The school boasts equipment worthy of a well-funded facility in Europe - a modern digital smart board and a video projector, as well as a classroom devoted to information technology.

The school, which also has playing fields and a canteen, is private. And with fees just over $115 per month, it caters mostly to the upper classes.

The rate of pupils passing the high school exam stands at 83%, compared with a national average of 12%. The Islamic component in its curriculum is very small, although students can ask to have additional classes.

17 African nations closed schools

Turkey's efforts have brought about the closure of such schools in at least 17 African countries - which have either been nationalised or taken over by the Maarif foundation that is close to the authorities in Ankara.

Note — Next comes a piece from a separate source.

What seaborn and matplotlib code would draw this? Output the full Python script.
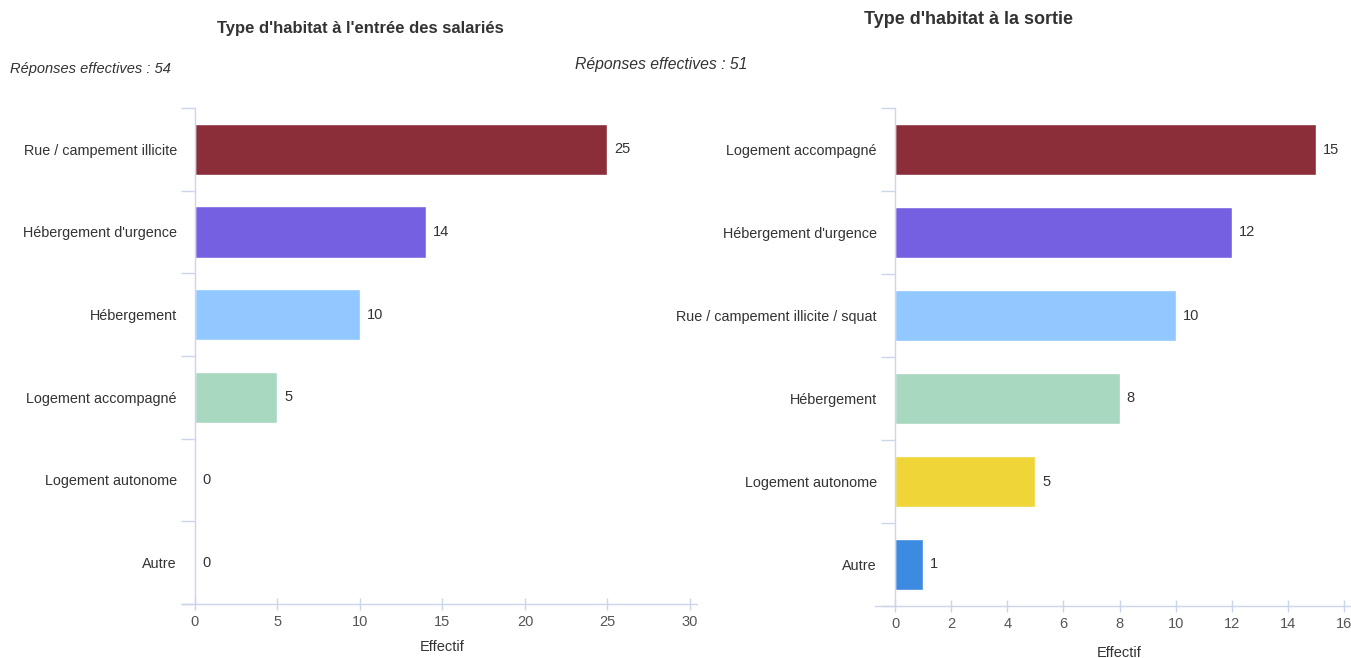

Given Central African Republic's vulnerability, the survival of the Galaxy school so far appears remarkable. The country has been ravaged by rival armed groups and bandit gangs since 2013, ranking last of the 188 countries in the UN's 2016 Human Development Index.

Central African Republic's institutions of state are feeble and the country has the entrenched reputation of being a place where pretty much anything can be bought. It ranked 156th out of 180 countries in Transparency International's 2017 Corruption Perceptions Index.

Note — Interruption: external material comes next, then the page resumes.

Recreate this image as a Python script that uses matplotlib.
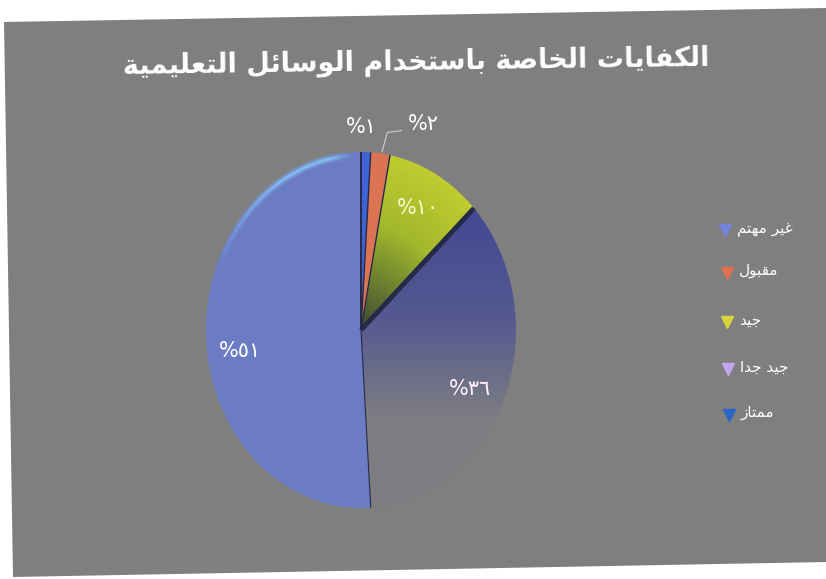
import numpy as np
import matplotlib
matplotlib.use("Agg")
import matplotlib.pyplot as plt
from matplotlib.patches import Polygon
from matplotlib.lines import Line2D
from matplotlib.colors import LinearSegmentedColormap

# ---------------- data ----------------
title = "الكفايات الخاصة باستخدام الوسائل التعليمية"
categories = ["غير مهتم", "مقبول", "جيد", "جيد جدا", "ممتاز"]
values = [1, 2, 10, 36, 51]

# ---------------- styles ----------------
slice_colors = ["#3f62d4", "#da7452", "#a3ba2e", "#4a4e90", "#6b7bc4"]
marker_colors = ["#7482dc", "#e07050", "#d6d63c", "#c4a6f0", "#2a66c6"]
label_colors = ["white", "white", "#fafad0", "#fff0ff", "white"]
label_pos = [(0.0, 1.14), (0.40, 1.16), (0.37, 0.685), (0.70, -0.33), (-0.78, -0.12)]
sep_width = [1.4, 1.0, 1.0, 3.5, 0.8]   # dark line drawn at the start edge of each slice
BG = "#7f7f7f"

# ---------------- Arabic shaping (presentation forms) ----------------
F = {
 'ء': ('\uFE80',), 'آ': ('\uFE81', '\uFE82'), 'أ': ('\uFE83', '\uFE84'),
 'ؤ': ('\uFE85', '\uFE86'), 'إ': ('\uFE87', '\uFE88'),
 'ئ': ('\uFE89', '\uFE8A', '\uFE8B', '\uFE8C'), 'ا': ('\uFE8D', '\uFE8E'),
 'ب': ('\uFE8F', '\uFE90', '\uFE91', '\uFE92'), 'ة': ('\uFE93', '\uFE94'),
 'ت': ('\uFE95', '\uFE96', '\uFE97', '\uFE98'), 'ث': ('\uFE99', '\uFE9A', '\uFE9B', '\uFE9C'),
 'ج': ('\uFE9D', '\uFE9E', '\uFE9F', '\uFEA0'), 'ح': ('\uFEA1', '\uFEA2', '\uFEA3', '\uFEA4'),
 'خ': ('\uFEA5', '\uFEA6', '\uFEA7', '\uFEA8'), 'د': ('\uFEA9', '\uFEAA'),
 'ذ': ('\uFEAB', '\uFEAC'), 'ر': ('\uFEAD', '\uFEAE'), 'ز': ('\uFEAF', '\uFEB0'),
 'س': ('\uFEB1', '\uFEB2', '\uFEB3', '\uFEB4'), 'ش': ('\uFEB5', '\uFEB6', '\uFEB7', '\uFEB8'),
 'ص': ('\uFEB9', '\uFEBA', '\uFEBB', '\uFEBC'), 'ض': ('\uFEBD', '\uFEBE', '\uFEBF', '\uFEC0'),
 'ط': ('\uFEC1', '\uFEC2', '\uFEC3', '\uFEC4'), 'ظ': ('\uFEC5', '\uFEC6', '\uFEC7', '\uFEC8'),
 'ع': ('\uFEC9', '\uFECA', '\uFECB', '\uFECC'), 'غ': ('\uFECD', '\uFECE', '\uFECF', '\uFED0'),
 'ف': ('\uFED1', '\uFED2', '\uFED3', '\uFED4'), 'ق': ('\uFED5', '\uFED6', '\uFED7', '\uFED8'),
 'ك': ('\uFED9', '\uFEDA', '\uFEDB', '\uFEDC'), 'ل': ('\uFEDD', '\uFEDE', '\uFEDF', '\uFEE0'),
 'م': ('\uFEE1', '\uFEE2', '\uFEE3', '\uFEE4'), 'ن': ('\uFEE5', '\uFEE6', '\uFEE7', '\uFEE8'),
 'ه': ('\uFEE9', '\uFEEA', '\uFEEB', '\uFEEC'), 'و': ('\uFEED', '\uFEEE'),
 'ى': ('\uFEEF', '\uFEF0'), 'ي': ('\uFEF1', '\uFEF2', '\uFEF3', '\uFEF4'),
}
LAMALEF = {'ا': ('\uFEFB', '\uFEFC'), 'أ': ('\uFEF7', '\uFEF8'),
           'إ': ('\uFEF9', '\uFEFA'), 'آ': ('\uFEF5', '\uFEF6')}


def shape(text):
    chars = [c for c in text if not ('\u064B' <= c <= '\u0652')]
    units = []
    i = 0
    while i < len(chars):
        c = chars[i]
        if c == 'ل' and i + 1 < len(chars) and chars[i + 1] in LAMALEF:
            units.append(('LA', LAMALEF[chars[i + 1]]))
            i += 2
            continue
        units.append((c, F.get(c)))
        i += 1
    out = []
    for k, (c, forms) in enumerate(units):
        if forms is None:
            out.append(c)
            continue
        prev = units[k - 1] if k > 0 else None
        nxt = units[k + 1] if k + 1 < len(units) else None
        pj = prev is not None and prev[1] is not None and prev[0] != 'LA' and len(prev[1]) == 4
        nj = len(forms) == 4 and nxt is not None and nxt[1] is not None
        if c == 'LA':
            out.append(forms[1] if pj else forms[0])
            continue
        if len(forms) == 1:
            out.append(forms[0])
        elif pj and nj:
            out.append(forms[3])
        elif nj:
            out.append(forms[2])
        elif pj:
            out.append(forms[1])
        else:
            out.append(forms[0])
    return ''.join(reversed(out))


AR_DIGITS = str.maketrans("0123456789", "٠١٢٣٤٥٦٧٨٩")

def pct_label(v):
    return "%" + str(v).translate(AR_DIGITS)

# ---------------- figure ----------------
W, H = 826, 579
fig = plt.figure(figsize=(W / 100, H / 100), dpi=100, facecolor="white")

# tilted gray scanned page
corners = [(4, 22), (826, 8), (826, 562), (13, 577)]
fig.patches.append(Polygon([(x / W, 1 - y / H) for x, y in corners], closed=True,
                           transform=fig.transFigure, facecolor=BG, edgecolor="none", zorder=-5))

# pie (ellipse because of scan distortion)
cx, cy, rx, ry = 361, 330, 155, 178
ax = fig.add_axes([(cx - rx) / W, 1 - (cy + ry) / H, 2 * rx / W, 2 * ry / H])
ax.set_zorder(2)
ax.set_facecolor("none")
wedges, _ = ax.pie(values, colors=slice_colors, startangle=90, counterclock=False,
                   wedgeprops=dict(linewidth=0))
ax.set_aspect("auto")
ax.axis("off")

yy, xx = np.mgrid[1:-1:300j, -1:1:300j]

# dark slice: navy at top fading to the gray page toward the bottom
big = wedges[3]
big.set_facecolor("none")
g1 = np.clip((0.6 - yy) / 1.1, 0, 1)
cmap1 = LinearSegmentedColormap.from_list("g1", ["#454a92", "#565a90", "#7d7d82"])
im1 = ax.imshow(g1, extent=[-1, 1, -1, 1], cmap=cmap1, aspect="auto", zorder=0.5, vmin=0, vmax=1)
im1.set_clip_path(big)

# green slice: darker near the centre, bright yellow-green at the rim
grn = wedges[2]
grn.set_facecolor("none")
g2 = np.clip(np.hypot(xx, yy), 0, 1)
cmap2 = LinearSegmentedColormap.from_list(
    "g2", [(0, "#3e4634"), (0.3, "#6c8030"), (0.6, "#a2b82c"), (1, "#c0cc30")])
im2 = ax.imshow(g2, extent=[-1, 1, -1, 1], cmap=cmap2, aspect="auto", zorder=0.5, vmin=0, vmax=1)
im2.set_clip_path(grn)

# light rim glow on the upper-left of the large blue slice
w5 = wedges[4]
n = 120
t = np.radians(np.linspace(w5.theta1 + 3, w5.theta1 + 70, n))
fade = np.clip(np.linspace(1.6, 0, n), 0, 1) * np.clip(np.linspace(0, 8, n), 0, 1)
for lw, a in [(6, 0.2), (3.5, 0.3), (1.8, 0.5)]:
    for k in range(n - 1):
        ax.plot(np.cos(t[k:k + 2]) * 0.982, np.sin(t[k:k + 2]) * 0.982,
                color="#90d4ff", lw=lw, alpha=a * fade[k], solid_capstyle="butt", zorder=1)

# dark separators at the starting edge of each slice
for w, sw in zip(wedges, sep_width):
    th = np.radians(w.theta2)
    ax.plot([0, np.cos(th)], [0, np.sin(th)], color="#262a48", lw=sw, zorder=1.5,
            solid_capstyle="butt")

ax.set_xlim(-1, 1)
ax.set_ylim(-1, 1)

for (x, y), v, col in zip(label_pos, values, label_colors):
    ax.text(x, y, pct_label(v), color=col, fontsize=15, ha="center", va="center",
            family="DejaVu Sans", clip_on=False, zorder=3)

# leader line for the 2% label
ax.plot([0.135, 0.17, 0.26], [1.0, 1.11, 1.12], color="#d0d0d0", lw=0.8, clip_on=False)

# title
fig.text(416 / W, 1 - 62 / H, shape(title), color="white", fontsize=19.5, fontweight="bold",
         ha="center", va="center", family="DejaVu Sans", rotation=0.8)

# legend
leg_y = [230, 273, 322, 369, 415]
leg_x = [725, 727, 727, 728, 729]
for cat, mc, y, x in zip(categories, marker_colors, leg_y, leg_x):
    fig.add_artist(Line2D([x / W], [1 - y / H], marker="v", markersize=8, color=mc,
                          linestyle="none", transform=fig.transFigure))
    fig.text((x + 12) / W, 1 - (y - 2) / H, shape(cat), color="white", fontsize=11,
             ha="left", va="center", family="DejaVu Sans")

fig.savefig("out.png", dpi=100, facecolor="white")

For one staff member at the school, "the Central Africans have upheld their dignity", in being a country that has not ceded to Turkish pressure.

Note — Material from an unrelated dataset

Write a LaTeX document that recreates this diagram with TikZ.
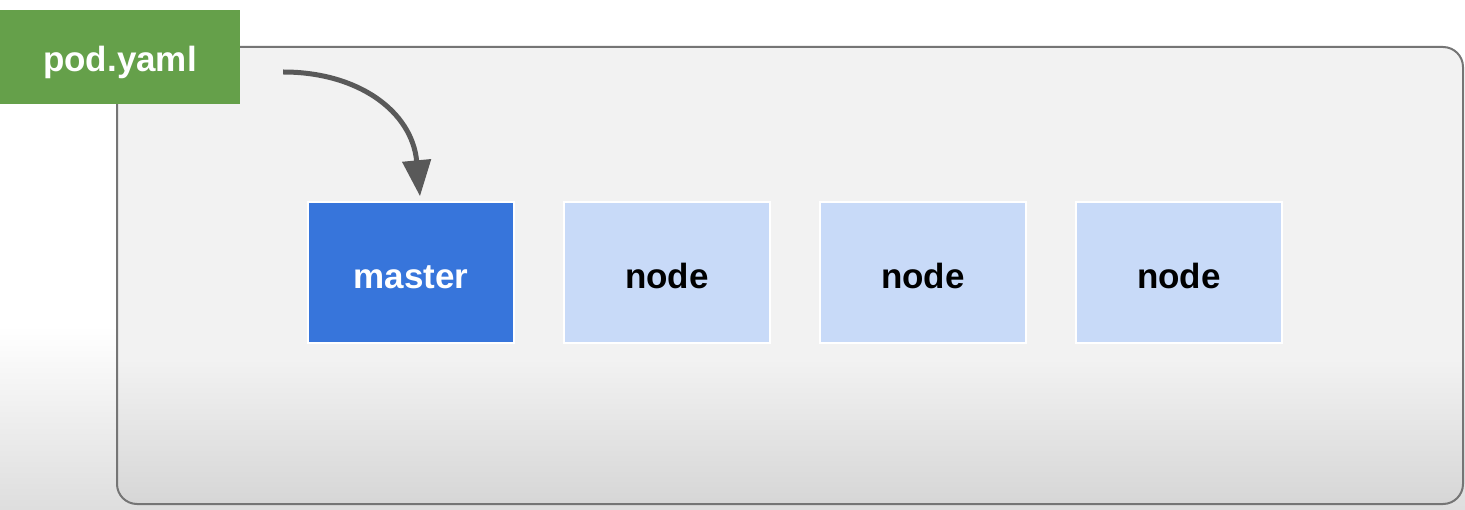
\documentclass[tikz,border=0pt]{standalone}
\usepackage{fontspec}
\setmainfont{Liberation Sans}
\usepackage{xcolor}
\usepackage{tikz}
\usetikzlibrary{positioning,arrows.meta}

\definecolor{yamlgreen}{HTML}{65A04A}
\definecolor{masterblue}{HTML}{3775DB}
\definecolor{nodeblue}{HTML}{C8DAF8}
\definecolor{framegray}{HTML}{757575}
\definecolor{arrowgray}{HTML}{595959}

% light fades, darker towards the bottom (path sits in 25bp..75bp)
\pgfdeclareverticalshading{pagefade}{100bp}{color(0bp)=(black!13); color(25bp)=(black!13); color(43bp)=(white); color(100bp)=(white)}
\pgfdeclareverticalshading{framefade}{100bp}{color(0bp)=(black!16); color(25bp)=(black!16); color(41bp)=(black!5); color(100bp)=(black!5)}

\begin{document}
\begin{tikzpicture}[x=1pt,y=1pt,
every node/.style={font=\fontsize{35}{40}\selectfont\bfseries},
box/.style={minimum width=206pt,minimum height=141pt,inner sep=0pt,
  text height=33pt,text depth=0pt,draw=white,line width=1.5pt},
mbox/.style={box,fill=masterblue,text=white},
nbox/.style={box,fill=nodeblue,text=black},
file/.style={minimum width=240pt,minimum height=94pt,inner sep=0pt,
  text height=30pt,text depth=0pt,fill=yamlgreen,text=white},
feed/.style={draw=arrowgray,line width=5pt,
  -{Triangle[length=36pt,width=28pt]}}
]
\useasboundingbox (0,0) rectangle (1465,509);
% page
\shade[shading=pagefade] (0,0) rectangle (1465,509);
% cluster frame
\shade[draw=framegray,line width=2pt,rounded corners=20pt,shading=framefade]
  (117,5) rectangle (1463,462);

\node[file] (yaml) at (120,452) {pod.yaml};

\node[mbox] (master) at (411,236.5) {master};
\node[nbox,right=48.5pt of master] (node1) {node};
\node[nbox,right=48.5pt of node1] (node2) {node};
\node[nbox,right=48.5pt of node2] (node3) {node};

\coordinate (src) at ([xshift=43pt,yshift=-15pt]yaml.east);
\coordinate (dst) at ([xshift=9pt,yshift=5pt]master.north);
\draw[feed] (src) .. controls +(75,0) and +(-8,85) .. (dst);
\end{tikzpicture}
\end{document}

Jean Serge Bokassa, a former minister of security and territorial administration, said Turkish diplomats visited him in March last year, dangling a mixture of "verbal intimidation and promises" if he conceded to Ankara's demands.

A second minister said he too was approached and offered "presents" and trips to Turkey.

"I told them, 'If you want to help us, build an establishment instead of closing one down'," that minister said.

"They said that if I accepted, I wouldn't regret it."

No diplomatic ties

The school's survival "is above all because there is no Turkish embassy in the country, with few economic and diplomatic ties," according to an expert in the case.

"Moreover, the management of the school has very good relations with the government - the deputy director is the prime minister's wife - and the academic level is very high."

Although Bokassa says he is a political foe of President Faustin-Archange Touadera, he commends him for standing firm against Ankara.

"For the moment, I'm delighted that the president has conceded nothing."